The format is a 5″ x 5″ square books that easily fit into a pocket. At present there are four series with four books in each series.
Proceeds from Lee’s book go to Riverkeeper.org.
I really enjoyed this story a lot. It has many elements that seem disparate and yet they blend perfectly at the end.
The story is set at a dinner party. The hostess is planning a tureen, although she acknowledges that it probably won’t be very good. She is also picking a fight with her husband about the book he is writing. In the novel, there’s a woman he fantasizes about and she knows it is not her. She argues that it is really his editor, with whom he spends a lot of time (even though the character is nothing like her). He denies it outright–laughs it off in fact.
The editor is coming to dinner. As is Susan, a woman whose memoir is about to be published. Her husband’s editor hopes to “win” this book, which is why Susan is coming to dinner. Susan is a big personality–she was attacked by a bobcat and had her arm removed because of the damages. The memoir promises to be big. The hostess wishes she’d read it before so she’d have something to talk about. But she need not have worried, because Susan can talk enough without any prompting.
The other guests are the hostesses’s boss and his wife. The hostess works as a lawyer, and they are working on a case that seems hopeless (I’m leaving out the details because there’s a lot going on already). So she and her boss are working long hours. But her boss is having an affair with the most beautiful woman that the hostess has ever seen (who works with them).
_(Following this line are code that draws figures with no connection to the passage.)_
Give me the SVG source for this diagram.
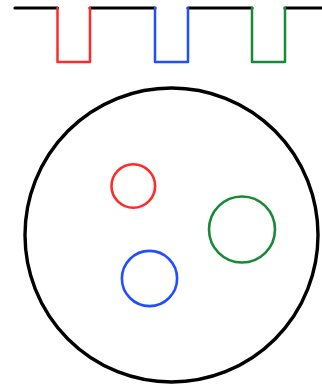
<svg xmlns="http://www.w3.org/2000/svg" width="322" height="385" viewBox="0 0 322 385">
<style>
.w{fill:none;stroke-width:2.5;stroke-linejoin:round;stroke-linecap:round}
.k{stroke:#000}
.r{stroke:#ff2b2b}
.b{stroke:#1f4fff}
.g{stroke:#168a34}
.c{fill:none;stroke-width:2.6}
.o{stroke-width:3.4}
.t{stroke-width:3.2}
</style>
<rect width="322" height="385" fill="#fff"/>
<g id="waveform">
<path class="w k t" d="M15 8H57.5M90 8H155M188 8H252M285 8H322"/>
<path class="w r" d="M57.5 8V62H90V8"/>
<path class="w b" d="M155 8V62H188V8"/>
<path class="w g" d="M252 8V62H285V8"/>
</g>
<g id="outer"><ellipse class="c k o" cx="171.5" cy="235" rx="146.5" ry="147"/></g>
<g id="red"><circle class="c r" cx="133.3" cy="186" r="21.8"/></g>
<g id="green"><circle class="c g" cx="242" cy="229.5" r="33"/></g>
<g id="blue"><circle class="c b" cx="149.5" cy="278.5" r="27.6"/></g>
</svg>
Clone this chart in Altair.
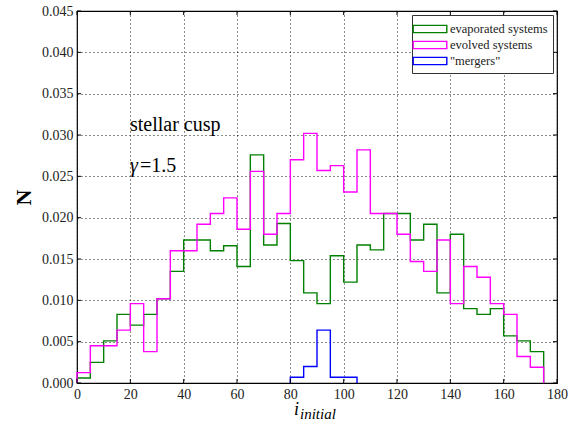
import altair as alt
import pandas as pd

# ---- data ----
bin_width = 5
evap_start = 0
evap = [0.0006, 0.0025, 0.0051, 0.0083, 0.0070, 0.0083, 0.0102, 0.0135, 0.0173, 0.0173,
        0.0160, 0.0166, 0.0141, 0.0276, 0.0167, 0.0193, 0.0148, 0.0109, 0.0096, 0.0154,
        0.0122, 0.0167, 0.0161, 0.0205, 0.0205, 0.0173, 0.0192, 0.0109, 0.0180, 0.0090,
        0.0083, 0.0090, 0.0057, 0.0051, 0.0038]
evol_start = 0
evol = [0.00125, 0.0045, 0.0045, 0.0064, 0.0096, 0.0038, 0.0102, 0.0160, 0.0160, 0.0192,
        0.0205, 0.0224, 0.0186, 0.0256, 0.0180, 0.0205, 0.0270, 0.0302, 0.0257, 0.0263,
        0.0231, 0.0282, 0.0205, 0.0205, 0.0180, 0.0147, 0.0135, 0.0173, 0.0096, 0.0141,
        0.0128, 0.0096, 0.0083, 0.0032, 0.0019]
merg_start = 80
merg = [0.0007, 0.0020, 0.0064, 0.0007, 0.0007]

series_names = ["evaporated systems", "evolved systems", "\"mergers\""]
series_colors = ["#008000", "#ff00ff", "#0000ff"]

x_ticks = list(range(0, 181, 20))
y_ticks = [round(i * 0.005, 3) for i in range(10)]

W, H = 480, 372
FONT = "Liberation Serif"


def step_rows(name, start, vals):
    rows = [{"series": name, "x": start, "y": 0.0}]
    for i, v in enumerate(vals):
        x0 = start + i * bin_width
        rows.append({"series": name, "x": x0, "y": v})
        rows.append({"series": name, "x": x0 + bin_width, "y": v})
    rows.append({"series": name, "x": start + len(vals) * bin_width, "y": 0.0})
    for k, r in enumerate(rows):
        r["idx"] = k
    return rows


rows = (step_rows(series_names[0], evap_start, evap)
        + step_rows(series_names[1], evol_start, evol)
        + step_rows(series_names[2], merg_start, merg))
df = pd.DataFrame(rows)

xs = alt.Scale(domain=[0, 180], nice=False, zero=False)
ys = alt.Scale(domain=[0, 0.045], nice=False, zero=False)

x_axis = alt.Axis(
    values=x_ticks, grid=True, gridDash=[1, 3], gridColor="black", gridOpacity=0.9,
    domain=False, ticks=False, labelFont=FONT, labelFontSize=14, labelColor="#222",
    labelPadding=4, title=None, labelFlush=False)
y_axis = alt.Axis(
    values=y_ticks, format=".3f", grid=True, gridDash=[1, 3], gridColor="black",
    gridOpacity=0.9, domain=False, ticks=False, labelFont=FONT, labelFontSize=14,
    labelColor="#222", labelPadding=4, title="N", titleFont=FONT, titleFontSize=22,
    titleFontWeight="bold", titleAngle=270, titleX=-54, titleY=H / 2,
    titleBaseline="middle", labelFlush=False)

lines = alt.Chart(df).mark_line(strokeWidth=1.4, interpolate="linear").encode(
    x=alt.X("x:Q", scale=xs, axis=x_axis),
    y=alt.Y("y:Q", scale=ys, axis=y_axis),
    order="idx:Q",
    detail="series:N",
    color=alt.Color("series:N", scale=alt.Scale(domain=series_names, range=series_colors),
                    legend=alt.Legend(
                        title=None, orient="top-right", offset=4,
                        symbolType="M-2.1,-0.45H2.1V0.45H-2.1Z", symbolSize=256,
                        symbolStrokeWidth=1.4, labelFont=FONT, labelFontSize=12.5,
                        labelColor="#222", strokeColor="#333", fillColor="white",
                        padding=5, rowPadding=0, labelOffset=11, symbolOffset=4,
                        cornerRadius=0)),
)

# inward ticks
xt = pd.DataFrame({"t": x_ticks})
yt = pd.DataFrame({"t": y_ticks})
tick_style = dict(color="black", strokeWidth=1)
xb = alt.Chart(xt).mark_rule(**tick_style).encode(x=alt.X("t:Q", scale=xs, axis=x_axis), y=alt.value(H), y2=alt.value(H - 4))
xtop = alt.Chart(xt).mark_rule(**tick_style).encode(x=alt.X("t:Q", scale=xs, axis=x_axis), y=alt.value(0), y2=alt.value(4))
yl = alt.Chart(yt).mark_rule(**tick_style).encode(y=alt.Y("t:Q", scale=ys, axis=y_axis), x=alt.value(0), x2=alt.value(4))
yr = alt.Chart(yt).mark_rule(**tick_style).encode(y=alt.Y("t:Q", scale=ys, axis=y_axis), x=alt.value(W), x2=alt.value(W - 4))

# annotations
ann = pd.DataFrame({"label": ["stellar cusp"]})
t1 = alt.Chart(ann).mark_text(font=FONT, fontSize=20, align="left", baseline="alphabetic", color="black").encode(
    x=alt.value(53), y=alt.value(120), text="label:N")
ann2 = pd.DataFrame({"a": ["γ"], "b": ["=1.5"]})
t2a = alt.Chart(ann2).mark_text(font=FONT, fontSize=20, fontStyle="italic", align="left", baseline="alphabetic", color="black").encode(
    x=alt.value(53), y=alt.value(161), text="a:N")
t2b = alt.Chart(ann2).mark_text(font=FONT, fontSize=20, align="left", baseline="alphabetic", color="black").encode(
    x=alt.value(63), y=alt.value(161), text="b:N")

# x axis title with subscript
xt_df = pd.DataFrame({"i": ["i"], "sub": ["initial"]})
xi = alt.Chart(xt_df).mark_text(font=FONT, fontSize=18, fontStyle="italic", align="left", baseline="alphabetic", color="black").encode(
    x=alt.value(217), y=alt.value(404), text="i:N")
xsub = alt.Chart(xt_df).mark_text(font=FONT, fontSize=15, fontStyle="italic", align="left", baseline="alphabetic", color="black").encode(
    x=alt.value(223), y=alt.value(408), text="sub:N")

chart = alt.layer(lines, xb, xtop, yl, yr, t1, t2a, t2b, xi, xsub).properties(
    width=W, height=H,
    autosize=alt.AutoSizeParams(type="none"),
    padding={"left": 77, "top": 11, "right": 29, "bottom": 40},
    background="white",
).configure_view(stroke="black", strokeWidth=1.2).configure_axis(
    labelFont=FONT, titleFont=FONT
).configure_legend(labelFont=FONT)

chart.save("out.html", embed_options={"renderer": "svg", "actions": False})
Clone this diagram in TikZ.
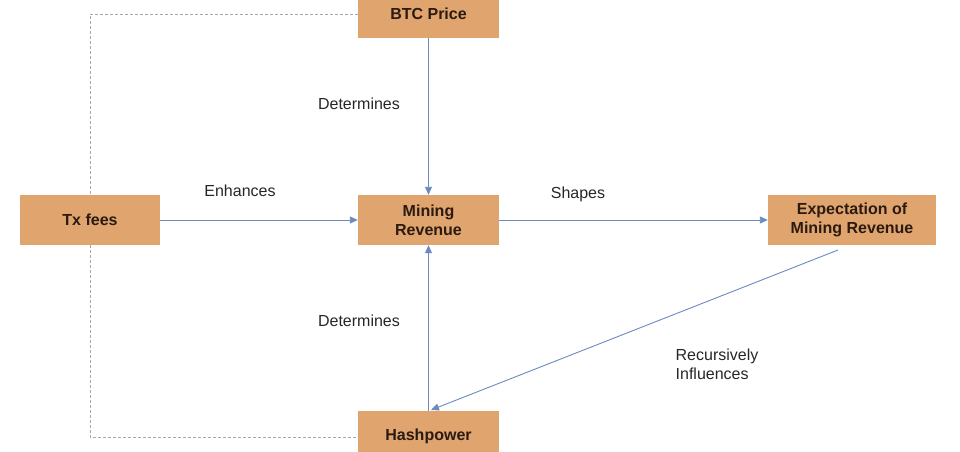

The hostess knows and has asked her friend Lizbet not to even hint that anything is amiss.
And thus we get a very mild dinner party with all manner of awkwardness roiling underneath.
These characters seem quite disparate with disparate crises and motivations and yet Lee wends them together so perfectly, that the ending is a total knockout. This is the first thing I’ve read from her and I’m looking forward to finding more.